Since the corporation is taxed as a separate entity, all items of income, credit, loss, and deduction are computed at the entity level in arriving at corporate taxable income or loss. One potential disadvantage to a C corporation for a new business is that losses are trapped at the entity level and thus generally cannot be deducted by the owners. However, since you expect to generate profits in year one, this might not be a problem.

Another potential drawback to a C corporation is that its earnings can be subject to double tax—once at the corporate level and again when distributed to you. However, since most of the corporate earnings will be attributable to your efforts as an employee, the risk of double taxation is minimal since the corporation can deduct all reasonable salary that it pays to you.

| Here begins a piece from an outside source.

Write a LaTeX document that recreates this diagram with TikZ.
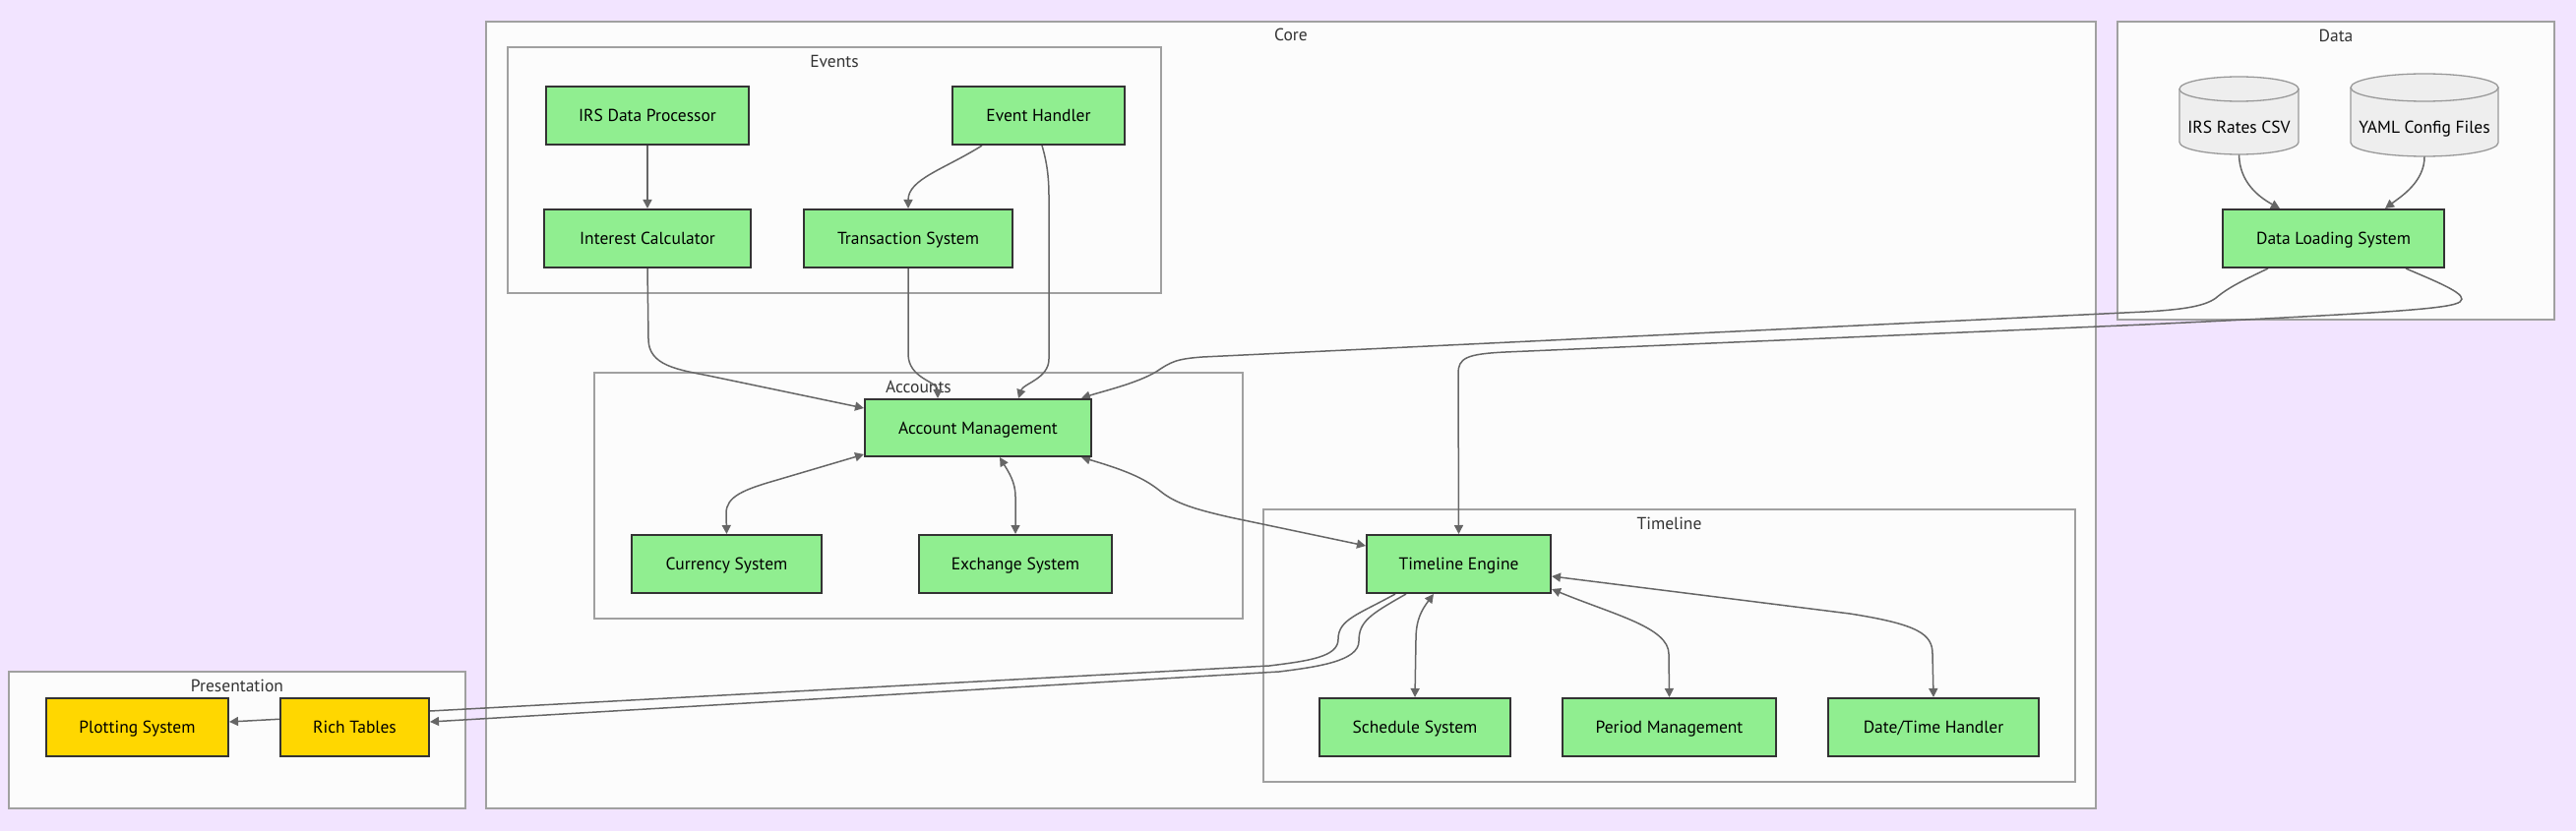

A C corporation can also be used to provide fringe benefits and fund qualified pension plans on a tax-favored basis. Subject to certain limits, the corporation can deduct the cost of a variety of benefits such as health insurance and group life insurance without adverse tax consequences to you. Similarly, contributions to qualified pension plans are usually deductible but are not currently taxable to you.

A C corporation also gives you considerable flexibility in raising capital from outside investors. A C corporation can have multiple classes of stock—each with different rights and preferences that can be tailored to fit your needs and those of potential investors. Also, if you decide to raise capital through debt, interest paid by the corporation is deductible.

Although the C corporation form of business seems appropriate for you at this time, you may in the future be able to change the corporation from a C corporation to an S corporation, if the S corporation form is more appropriate at that time. This change will ordinarily be tax free, except that built-in gain on the corporate assets may be subject to tax if the assets are disposed of by the corporation within ten years of the change.